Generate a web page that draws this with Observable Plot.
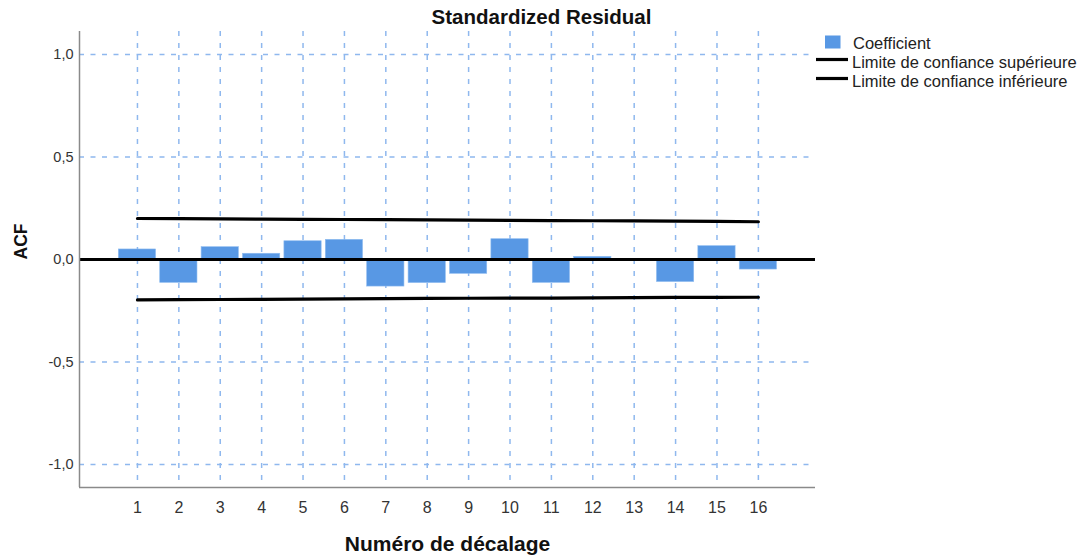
<!DOCTYPE html>
<html>
<head>
<meta charset="utf-8">
<script src="https://cdn.jsdelivr.net/npm/d3@7"></script>
<script src="https://cdn.jsdelivr.net/npm/@observablehq/plot@0.6"></script>
<style>
  html, body { margin: 0; padding: 0; background: #fff; }
  #wrap { position: relative; width: 1082px; height: 557px; font-family: "Liberation Sans", Arial, sans-serif; }
  #legend { position: absolute; left: 0; top: 0; pointer-events: none; }
</style>
</head>
<body>
<div id="wrap"></div>
<script>
// ---- data ----
const title = "Standardized Residual";
const xLabel = "Numéro de décalage";
const yLabel = "ACF";
const lags = [1, 2, 3, 4, 5, 6, 7, 8, 9, 10, 11, 12, 13, 14, 15, 16];
const acf = [0.049, -0.114, 0.060, 0.028, 0.089, 0.096, -0.132, -0.115, -0.070, 0.099, -0.114, 0.013, 0.000, -0.110, 0.065, -0.049];
const upperLimit = [0.200, 0.199, 0.198, 0.197, 0.196, 0.195, 0.194, 0.193, 0.192, 0.191, 0.190, 0.189, 0.188, 0.187, 0.186, 0.184];
const lowerLimit = [-0.197, -0.196, -0.195, -0.194, -0.193, -0.192, -0.191, -0.190, -0.189, -0.188, -0.188, -0.187, -0.186, -0.185, -0.185, -0.184];
const yTicks = [-1, -0.5, 0, 0.5, 1];
const yTickLabels = ["-1,0", "-0,5", "0,0", "0,5", "1,0"];
const legendLabels = ["Coefficient", "Limite de confiance supérieure", "Limite de confiance inférieure"];

// ---- styles ----
const barColor = "#5898e4";
const gridColor = "#8fb8ee";
const axisColor = "#8a8a8a";
const font = "'Liberation Sans', Arial, sans-serif";

const rows = lags.map((lag, i) => ({lag, acf: acf[i], upper: upperLimit[i], lower: lowerLimit[i]}));
const xDomain = [-0.4, 17.38];
const yDomain = [-1.112, 1.112];

const chart = Plot.plot({
  width: 1082,
  height: 557,
  marginLeft: 79,
  marginRight: 267,
  marginTop: 31,
  marginBottom: 70,
  x: {type: "linear", domain: xDomain, axis: null},
  y: {type: "linear", domain: yDomain, axis: null},
  style: {fontFamily: font, fontSize: "14px", color: "#333", background: "#fff", overflow: "visible"},
  marks: [
    Plot.ruleX(lags, {x: d => d, stroke: gridColor, strokeWidth: 1.5, strokeDasharray: "5,7"}),
    Plot.ruleY(yTicks.filter(t => t !== 0), {y: d => d, stroke: gridColor, strokeWidth: 1.5, strokeDasharray: "5,6.5"}),
    Plot.rectY(rows, {x1: d => d.lag - 0.45, x2: d => d.lag + 0.45, y1: 0, y2: "acf", fill: barColor, stroke: "#8fbcf0", strokeWidth: 0.6}),
    Plot.ruleY([0], {stroke: "#000", strokeWidth: 3.2}),
    Plot.line(rows, {x: "lag", y: "upper", stroke: "#000", strokeWidth: 3.2}),
    Plot.line(rows, {x: "lag", y: "lower", stroke: "#000", strokeWidth: 3.2}),
    Plot.ruleX([xDomain[0]], {stroke: axisColor, strokeWidth: 1.5}),
    Plot.ruleY([yDomain[0]], {stroke: axisColor, strokeWidth: 1.5}),
    Plot.text(lags, {x: d => d, text: d => String(d), frameAnchor: "bottom", dy: 20, lineAnchor: "middle", fontSize: 16, fill: "#333"}),
    Plot.text(yTicks, {y: d => d, text: d => yTickLabels[yTicks.indexOf(d)], frameAnchor: "left", dx: -6, textAnchor: "end", lineAnchor: "middle", fontSize: 14.5, fill: "#333"}),
    Plot.text([xLabel], {frameAnchor: "bottom", dy: 57, lineAnchor: "middle", fontSize: 21, fontWeight: "bold", fill: "#111"}),
    Plot.text([yLabel], {frameAnchor: "left", dx: -58, rotate: -90, lineAnchor: "middle", fontSize: 17.5, fontWeight: "bold", fill: "#111"}),
    Plot.text([title], {frameAnchor: "top", dx: 94, dy: -14, lineAnchor: "middle", fontSize: 20.5, fontWeight: "bold", fill: "#111"})
  ]
});

const wrap = document.getElementById("wrap");
wrap.appendChild(chart);

// ---- legend (overlay) ----
const ns = "http://www.w3.org/2000/svg";
const leg = document.createElementNS(ns, "svg");
leg.setAttribute("id", "legend");
leg.setAttribute("width", 1082);
leg.setAttribute("height", 557);
leg.setAttribute("font-family", font);
leg.setAttribute("font-size", "16.5");
function el(tag, attrs, text) {
  const e = document.createElementNS(ns, tag);
  for (const k in attrs) e.setAttribute(k, attrs[k]);
  if (text != null) e.textContent = text;
  leg.appendChild(e);
  return e;
}
el("rect", {x: 825, y: 35.5, width: 15.5, height: 13, fill: barColor});
el("text", {x: 853, y: 48.5, fill: "#222"}, legendLabels[0]);
el("line", {x1: 816, x2: 848, y1: 59.5, y2: 59.5, stroke: "#000", "stroke-width": 3.2});
el("text", {x: 852, y: 67.5, fill: "#222"}, legendLabels[1]);
el("line", {x1: 816, x2: 848, y1: 78.5, y2: 78.5, stroke: "#000", "stroke-width": 3.2});
el("text", {x: 852, y: 87, fill: "#222"}, legendLabels[2]);
wrap.appendChild(leg);
</script>
</body>
</html>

=== Exercise requirements ===
Leave out the pictures and repeat exactly the lines from the start of the material through the line that contains "const yDomain = [-1.112, 1.112];", both included.

=== Full solution ===
Generate a web page that draws this with Observable Plot.
<!DOCTYPE html>
<html>
<head>
<meta charset="utf-8">
<script src="https://cdn.jsdelivr.net/npm/d3@7"></script>
<script src="https://cdn.jsdelivr.net/npm/@observablehq/plot@0.6"></script>
<style>
  html, body { margin: 0; padding: 0; background: #fff; }
  #wrap { position: relative; width: 1082px; height: 557px; font-family: "Liberation Sans", Arial, sans-serif; }
  #legend { position: absolute; left: 0; top: 0; pointer-events: none; }
</style>
</head>
<body>
<div id="wrap"></div>
<script>
// ---- data ----
const title = "Standardized Residual";
const xLabel = "Numéro de décalage";
const yLabel = "ACF";
const lags = [1, 2, 3, 4, 5, 6, 7, 8, 9, 10, 11, 12, 13, 14, 15, 16];
const acf = [0.049, -0.114, 0.060, 0.028, 0.089, 0.096, -0.132, -0.115, -0.070, 0.099, -0.114, 0.013, 0.000, -0.110, 0.065, -0.049];
const upperLimit = [0.200, 0.199, 0.198, 0.197, 0.196, 0.195, 0.194, 0.193, 0.192, 0.191, 0.190, 0.189, 0.188, 0.187, 0.186, 0.184];
const lowerLimit = [-0.197, -0.196, -0.195, -0.194, -0.193, -0.192, -0.191, -0.190, -0.189, -0.188, -0.188, -0.187, -0.186, -0.185, -0.185, -0.184];
const yTicks = [-1, -0.5, 0, 0.5, 1];
const yTickLabels = ["-1,0", "-0,5", "0,0", "0,5", "1,0"];
const legendLabels = ["Coefficient", "Limite de confiance supérieure", "Limite de confiance inférieure"];

// ---- styles ----
const barColor = "#5898e4";
const gridColor = "#8fb8ee";
const axisColor = "#8a8a8a";
const font = "'Liberation Sans', Arial, sans-serif";

const rows = lags.map((lag, i) => ({lag, acf: acf[i], upper: upperLimit[i], lower: lowerLimit[i]}));
const xDomain = [-0.4, 17.38];
const yDomain = [-1.112, 1.112];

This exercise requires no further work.